The detail the book was to go into was said to be embarrassing, but it never saw light of day. The Jewish Telegraphic Agency reported in 1996: “Neuberger said that when the Netanyahus found out about his plans, he was offered money to destroy the draft. The Netanyahus’s version is that Neuberger demanded US$1 million [Dh3.67m] to shut up.” One of Mrs Netanyahu’s tactics was to send a 93-page letter to Neuberger’s parents – there really was no way she was going to let those secrets out and, whether or not money changed hands, to this day they remained untold.

Sara is Benjamin Netanyahu’s third wife, and it was in 1993, only two years after their marriage, that what is alleged to have been a massive power shift occurred between the couple. She took an anonymous phone call, during which the caller threatened that if he didn’t withdraw from a leadership bid, a tape would be “leaked”, proving that he had cheated on her with another woman.

Learning of this development, the prime minister headed to Israel's Channel 1 television studios and, in a panicked broadcast, admitted his infidelity. What would his wife do in the face of such public humiliation? Allegedly she got him to sign a legal, attested document that regulates the power between them. Writing for the Haaretz newspaper in 2013, Asher Schechter said it's a widely held belief that this document gives Netanyahu "overwhelming influence over her husband's career".

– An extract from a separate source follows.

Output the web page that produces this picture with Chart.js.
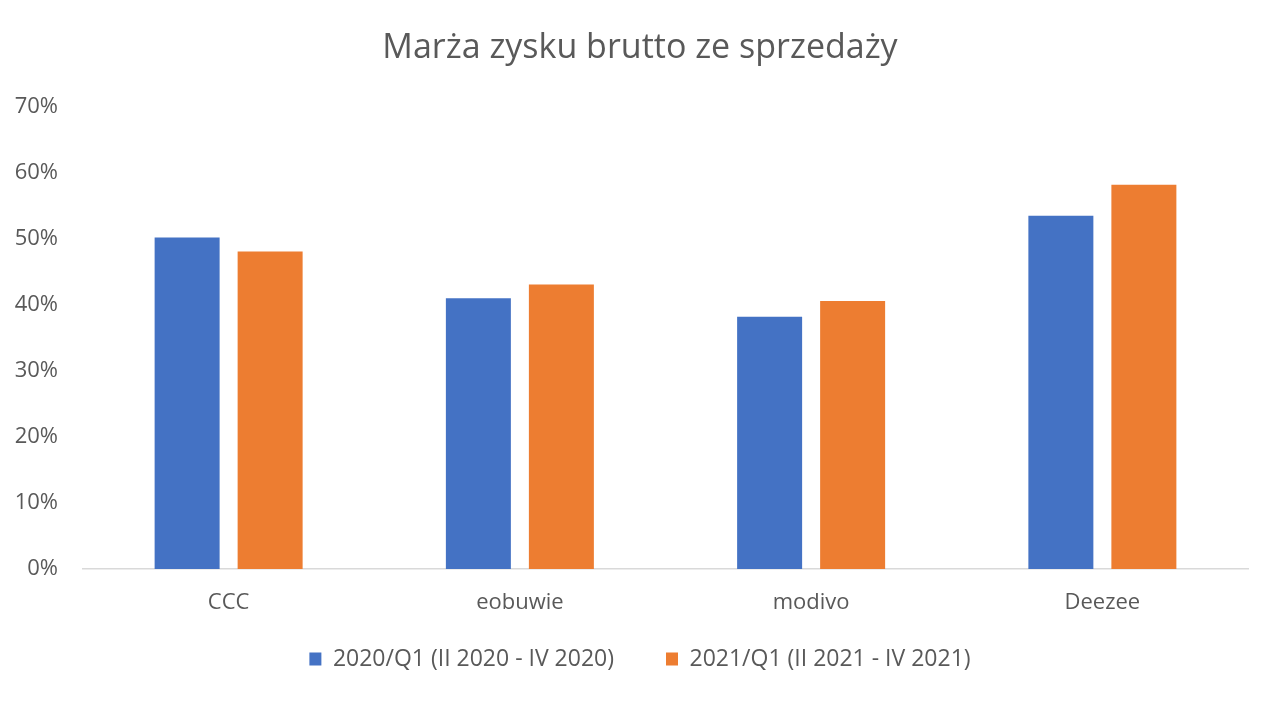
<!DOCTYPE html>
<html>
<head>
<meta charset="utf-8">
<script src="https://cdn.jsdelivr.net/npm/chart.js@4"></script>
<style>
html,body{margin:0;padding:0;background:#fff;}
#wrap{width:1280px;height:702px;position:relative;}
</style>
</head>
<body>
<div id="wrap"><canvas id="c" width="1280" height="702"></canvas></div>
<script>
const categories = ["CCC", "eobuwie", "modivo", "Deezee"];
const series2020 = [50.2, 41.0, 38.2, 53.5];
const series2021 = [48.1, 43.1, 40.6, 58.2];
const seriesNames = ["2020/Q1 (II 2020 - IV 2020)", "2021/Q1 (II 2021 - IV 2021)"];
const yTicks = [0, 10, 20, 30, 40, 50, 60, 70];

const FONT = "'Open Sans', 'Liberation Sans', sans-serif";
const GREY = "#595959";

// layout helper: fixed legend height, legend/title centred on full canvas width
const layoutFix = {
  id: 'layoutFix',
  beforeLayout(chart) {
    const lg = chart.legend;
    if (lg && !lg._patched) {
      const f = lg.fit;
      lg.fit = function () { f.call(this); this.height = 64; };
      lg._patched = true;
    }
  },
  afterLayout(chart) {
    const lg = chart.legend;
    if (lg) {
      lg.top -= 23.5;
      lg.height = 100;
      lg.bottom = lg.top + 100;
      lg.left = 0; lg.right = 1280; lg.width = 1280;
    }
    const t = chart.titleBlock;
    if (t) { t.left = 0; t.right = 1280; t.width = 1280; }
  }
};

new Chart(document.getElementById('c'), {
  type: 'bar',
  data: {
    labels: categories,
    datasets: [
      { label: seriesNames[0], data: series2020, backgroundColor: '#4472C4', categoryPercentage: 0.57, barPercentage: 0.783 },
      { label: seriesNames[1], data: series2021, backgroundColor: '#ED7D31', categoryPercentage: 0.57, barPercentage: 0.783 }
    ]
  },
  plugins: [layoutFix],
  options: {
    responsive: false,
    animation: false,
    devicePixelRatio: 1,
    layout: { padding: { top: 15, right: 32, bottom: 19, left: 0 } },
    plugins: {
      title: {
        display: true,
        text: 'Marża zysku brutto ze sprzedaży',
        color: GREY,
        font: { family: FONT, size: 34, weight: 'normal' },
        padding: { top: 13, bottom: 38 }
      },
      legend: {
        position: 'bottom',
        labels: {
          color: GREY,
          font: { family: FONT, size: 23 },
          boxWidth: 12,
          boxHeight: 13,
          padding: 52
        }
      },
      tooltip: { enabled: false }
    },
    scales: {
      x: {
        grid: { display: false },
        border: { display: true, color: '#d9d9d9', width: 1.5 },
        ticks: { color: GREY, font: { family: FONT, size: 22 }, padding: 13 },
        afterFit: (s) => { s.height = 50; }
      },
      y: {
        min: 0, max: 70,
        afterBuildTicks: (s) => { s.ticks = yTicks.map(v => ({ value: v })); },
        grid: { display: false },
        border: { display: false },
        ticks: { color: GREY, font: { family: FONT, size: 22 }, padding: 17, callback: (v) => v + '%' },
        afterFit: (s) => { s.width = 83; }
      }
    }
  }
});
</script>
</body>
</html>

Schechter went on to say that “Sara Netanyahu’s love-hate-hate-hate-hate-hate relationship with the Israeli public truly began when her husband was first elected prime minister in 1996. She quickly became a political liability for him, derided in the press as a controlling, obsessive wife.” Perhaps that ambitious streak she was showing while in high school had properly come home to roost.

There is no shortage of anecdotes when it comes to Sara Netanyahu but one that Schechter shared was noteworthy, especially in light of the alleged power shift with her husband.

"Then there's the feature about the Netanyahus in July's Vanity Fair [2013]," he wrote. "In it, contributing editor David Margolick describes a peculiar scene he witnessed in November 2011: Sara's father, Shmuel Ben-Artzi, had just died, and ministers, tycoons and other national leaders flocked to the 'shiva', or Jewish mourning ritual.

“According to Margolick, they were not there for the prime minister – they had come to see Sara, not so much out of love or respect. ‘I have no choice,’ he quoted an Israeli tycoon as saying. ‘She’s running the show in Israel. She can make or break anyone.’”

In the 1999 elections, Benjamin Netanyahu was defeated by Ehud Barak and he temporarily retired from politics, disappearing from the public eye. But its gaze never shifted from his wife, who seemed to be getting more controversial with every passing week. The allegations of financial corruption began to surface during this period, with the couple reportedly having received services for their home from a contractor, which were later put on a state expense account.

“Also,” noted Schechter in 2013, “the police claimed the couple illegally removed gifts worth hundreds of thousands of shekels that they had received during Netanyahu’s premiership from the prime minister’s residence. They were never charged, but former attorney general Elyakim Rubinstein was highly critical of their behaviour.”

The court cases, the stories, the accusations – they’ve all just multiplied in recent times. While her husband has been busying himself with violating Article 47 of the fourth Geneva Convention, his wife’s antics have been a ­gossip-fuelled distraction

Little wonder, then, that she is routinely described as Israel’s most hated woman and has a reputation as the country’s own Imelda Marcos. Naturally, the official line is that these innumerable accusations over the years have been vicious lies conjured up by their enemies. But there’s a saying that where there’s smoke there’s fire, and the alarms have not stopped sounding for more than 15 years. It’s unlikely they ever will.